I often hear analysts and talking heads discuss reasons for the stock market’s movements. Their conclusions are really just a collection of their emotions packaged together to form a result. I have to ignore their commentary, because if I listen too carefully, I may get swept up trying to rationalize the action.
We all know that if there’s too much fear, the market goes down, and if there’s too much optimism, the market goes up. We can see these emotions played out on a chart – and we can also see history.
The numbers on a chart are open to interpretation of patterns, trends and momentum. If you interpret the chart based on human behavior (which never changes), you will have a clue as its next move. That clue helps us understand what’s going on to the right, aka, in the future. History is a great guide.
I bring up this topic as we are at new, all-time highs in the SPX 500, Dow Industrials and Russell 2K and nearing some milestones for the Nasdaq. Some traders have missed all or parts of these upward moves, and that can be frustrating. You’ll never get that opportunity again, will you?
Many players are finding themselves either under-invested or out of the game entirely, preferring to wait till the market pulls back to an appropriate buy point. Patience is a virtue and pullbacks are indeed opportunities, but to make a judgment on what the appropriate buy point is can be misleading. The market is not that accommodating; it prefers to make everyone look foolish in their tactics. Is that how you are feeling if you’ve missed the boat this year? Last year? Since January 2012, when the markets really started to fly?

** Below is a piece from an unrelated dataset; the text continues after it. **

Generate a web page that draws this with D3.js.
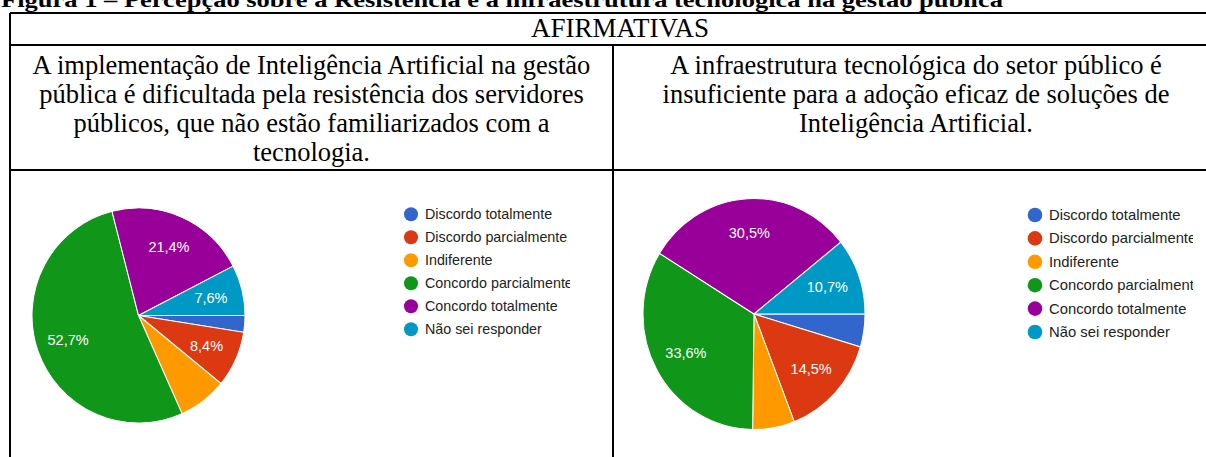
<!DOCTYPE html>
<html>
<head>
<meta charset="utf-8">
<script src="https://cdn.jsdelivr.net/npm/d3@7"></script>
<style>
  html, body { margin: 0; padding: 0; background: #fff; }
</style>
</head>
<body>
<div id="chart"></div>
<script>
// data
const categories = [
  "Discordo totalmente",
  "Discordo parcialmente",
  "Indiferente",
  "Concordo parcialmente",
  "Concordo totalmente",
  "Não sei responder",
];
const colors = ["#3366cc", "#dc3912", "#ff9900", "#109618", "#990099", "#0099c6"];

const resistenciaValues = [2.5, 8.4, 7.4, 52.7, 21.4, 7.6];
const infraestruturaValues = [4.6, 14.5, 6.1, 33.6, 30.5, 10.7];

const titleText = "Figura 1 – Percepção sobre a Resistência e a infraestrutura tecnológica na gestão pública";
const headerText = "AFIRMATIVAS";
const leftLines = [
  "A implementação de Inteligência Artificial na gestão",
  "pública é dificultada pela resistência dos servidores",
  "públicos, que não estão familiarizados com a",
  "tecnologia.",
];
const rightLines = [
  "A infraestrutura tecnológica do setor público é",
  "insuficiente para a adoção eficaz de soluções de",
  "Inteligência Artificial.",
];

const W = 1206, H = 457;
const svg = d3.select("#chart").append("svg").attr("width", W).attr("height", H);
svg.append("rect").attr("width", W).attr("height", H).attr("fill", "#fff");

const serif = "Liberation Serif, Times New Roman, serif";
const sans = "Liberation Sans, Arial, sans-serif";

// title (cut at top of page)
svg.append("text")
  .attr("x", 1)
  .attr("y", 7)
  .attr("font-family", serif)
  .attr("font-weight", "bold")
  .attr("font-size", "21px")
  .attr("textLength", 1002)
  .attr("lengthAdjust", "spacingAndGlyphs")
  .attr("fill", "#000")
  .text(titleText);

// table grid
const tableLeft = 10, tableMid = 613, tableRight = 1218;
const rowTop = 13, rowHead = 45, rowText = 170, tableBottom = 470;
const lines = svg.append("g").attr("stroke", "#000").attr("stroke-width", 2);
[rowTop, rowHead, rowText].forEach((y) => {
  lines.append("line").attr("x1", tableLeft).attr("x2", tableRight).attr("y1", y).attr("y2", y);
});
lines.append("line").attr("x1", tableLeft).attr("x2", tableLeft).attr("y1", rowTop).attr("y2", tableBottom);
lines.append("line").attr("x1", tableMid).attr("x2", tableMid).attr("y1", rowHead).attr("y2", tableBottom);
lines.append("line").attr("x1", tableRight).attr("x2", tableRight).attr("y1", rowTop).attr("y2", tableBottom);

svg.append("text")
  .attr("x", 620)
  .attr("y", 37)
  .attr("text-anchor", "middle")
  .attr("font-family", serif)
  .attr("font-size", "27px")
  .text(headerText);

function columnText(lineArr, cx) {
  svg.append("g")
    .selectAll("text")
    .data(lineArr)
    .enter()
    .append("text")
    .attr("x", cx)
    .attr("y", (d, i) => 74 + i * 29)
    .attr("text-anchor", "middle")
    .attr("font-family", serif)
    .attr("font-size", "26.5px")
    .attr("fill", "#000")
    .text((d) => d);
}
columnText(leftLines, 311.5);
columnText(rightLines, 916);

// pie + legend
const pie = d3.pie().sort(null).value((d) => d).startAngle(Math.PI / 2).endAngle(Math.PI / 2 + 2 * Math.PI);

function drawPie(id, values, cfg) {
  const slices = pie(values);
  const arc = d3.arc().innerRadius(0).outerRadius(cfg.rx);
  const labelArc = d3.arc().innerRadius(cfg.rx * 0.7).outerRadius(cfg.rx * 0.7);
  const sy = cfg.ry / cfg.rx;

  svg.append("g")
    .attr("transform", `translate(${cfg.cx},${cfg.cy}) scale(1,${sy})`)
    .selectAll("path")
    .data(slices)
    .enter()
    .append("path")
    .attr("d", arc)
    .attr("fill", (d, i) => colors[i])
    .attr("stroke", "#fff")
    .attr("stroke-width", 1);

  svg.append("g")
    .selectAll("text")
    .data(slices.filter((d) => d.value >= 7.5))
    .enter()
    .append("text")
    .attr("x", (d) => cfg.cx + labelArc.centroid(d)[0])
    .attr("y", (d) => cfg.cy + labelArc.centroid(d)[1] * sy)
    .attr("text-anchor", "middle")
    .attr("dominant-baseline", "central")
    .attr("font-family", sans)
    .attr("font-size", cfg.labelSize + "px")
    .attr("fill", "#fff")
    .text((d) => d3.format(".1f")(d.value).replace(".", ",") + "%");

  // legend, clipped where the pasted image ends
  svg.append("clipPath").attr("id", id)
    .append("rect").attr("x", cfg.legX - 15).attr("y", 190).attr("width", cfg.clipRight - cfg.legX + 15).attr("height", 170);

  const leg = svg.append("g").attr("clip-path", `url(#${id})`)
    .selectAll(".legItem")
    .data(categories)
    .enter()
    .append("g")
    .attr("class", "legItem")
    .attr("transform", (d, i) => `translate(${cfg.legX},${cfg.legY + i * cfg.legStep})`);

  leg.append("circle").attr("r", cfg.dotR).attr("fill", (d, i) => colors[i]);
  leg.append("text")
    .attr("x", cfg.textDx)
    .attr("y", 0)
    .attr("dominant-baseline", "central")
    .attr("font-family", sans)
    .attr("font-size", cfg.legSize + "px")
    .attr("fill", "#222")
    .text((d) => d);
}

drawPie("clipLeft", resistenciaValues, {
  cx: 138.5, cy: 315.5, rx: 106.5, ry: 107.5, labelSize: 14.5,
  legX: 411, legY: 214.3, legStep: 23, dotR: 7, textDx: 14, legSize: 14.3, clipRight: 570,
});
drawPie("clipRight", infraestruturaValues, {
  cx: 754, cy: 314, rx: 111, ry: 115.5, labelSize: 14.5,
  legX: 1035, legY: 215, legStep: 23.4, dotR: 7.3, textDx: 14, legSize: 14.8, clipRight: 1193,
});
</script>
</body>
</html>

So, as we contemplate what we should be doing, and as you look at the chart below and hopefully view it with an open mind, understand that we cannot dictate the current or future behavior of the markets. As a long-time market veteran, I have failed on just about every prediction I have ever tried to make, save for the ones that are open-ended (aka, a broken clock is right twice a day).
Those who are predicting a market drop for this or that reason will find themselves waiting for something that won’t likely happen in their time frame. This creates frustration and angst – and even an irrational response to move in when the timing could not be any worse. You see where I’m going here?
Success in trading and investing is not about predicting conditions. It is about interpreting behavior and learning to accept that it won’t likely change; using sentiment tools gives us a leg up to discovering moments where turns are likely – regardless of our biases. We will talk about how to use sentiment and the different tools over the next couple of weeks.